Les réacteurs non « moxés » contiennent aussi du plutonium au moment du déchargement du combustible, ce qui était le cas à Fukushima. C'est pourquoi la différence entre les réacteurs utilisant du Mox et les autres est de second ordre. En fait, s'agissant du Mox, la principale préoccupation en matière de sûreté porte sur le cycle du combustible. Une usine de fabrication de Mox est plus dangereuse qu'une usine d'enrichissement d'uranium naturel « traditionnelle », car la toxicité du plutonium doit être prise en compte.

En ce qui concerne la surveillance de la tenue des cuves, celle-ci est le fait d'EDF et de l'IRSN, à chaque renouvellement de combustible, sans oublier les revues décennales. Le phénomène de dégradation des cuves est lent : s'il n'est pas possible de prédire la durée de vie des matériels, nous pouvons tout de même garantir l'absence de risque sur une période de temps suivant celle de l'examen.

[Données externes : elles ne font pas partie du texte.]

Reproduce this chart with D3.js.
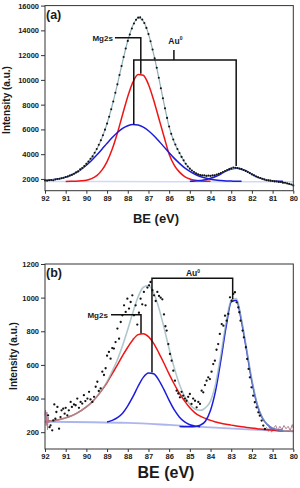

Quant à la lutte contre la menace terroriste le nombre d'acteurs impliqués la rend plus complexe encore : l'IRSN, qui détient un rôle d'appui technique, EDF, chargée de la surveillance de ses sites, et les agences de l'État, qui sont compétentes en matière de contre-espionnage par exemple. Dans ce contexte, il paraît délicat de confier ces questions à des autorités administratives indépendantes. L'IRSN considère que les intrusions récentes sur des sites nucléaires français ne pouvaient pas conduire à des faits graves. Au demeurant, la première barrière de sécurité a été franchie et il y a toujours matière à progrès dans ce domaine.

La situation topologique de la centrale de Fessenheim montre que tous les sites ne se valent pas en termes d'implantation. À l'époque de la construction de ce réacteur, les préoccupations étaient principalement d'aménagement du territoire et de faisabilité technique, la sûreté ne faisant pas grande question. Aujourd'hui, la réflexion ne serait pas la même. Cela a d'ailleurs été constaté en Chine où la réflexion conduite au sujet des incidents de Fukushima pose la question du renoncement de l'implantation de centrales en bord de fleuves. Ainsi, les conséquences d'un incident à Fessenheim sur le Rhin seraient de grande ampleur, d'autant plus que les dommages concerneraient plus de populations étrangères que françaises.

Pour l'avenir, il conviendra de mener une réflexion à l'échelon sociétal avec un critère de sûreté plus prégnant que par le passé.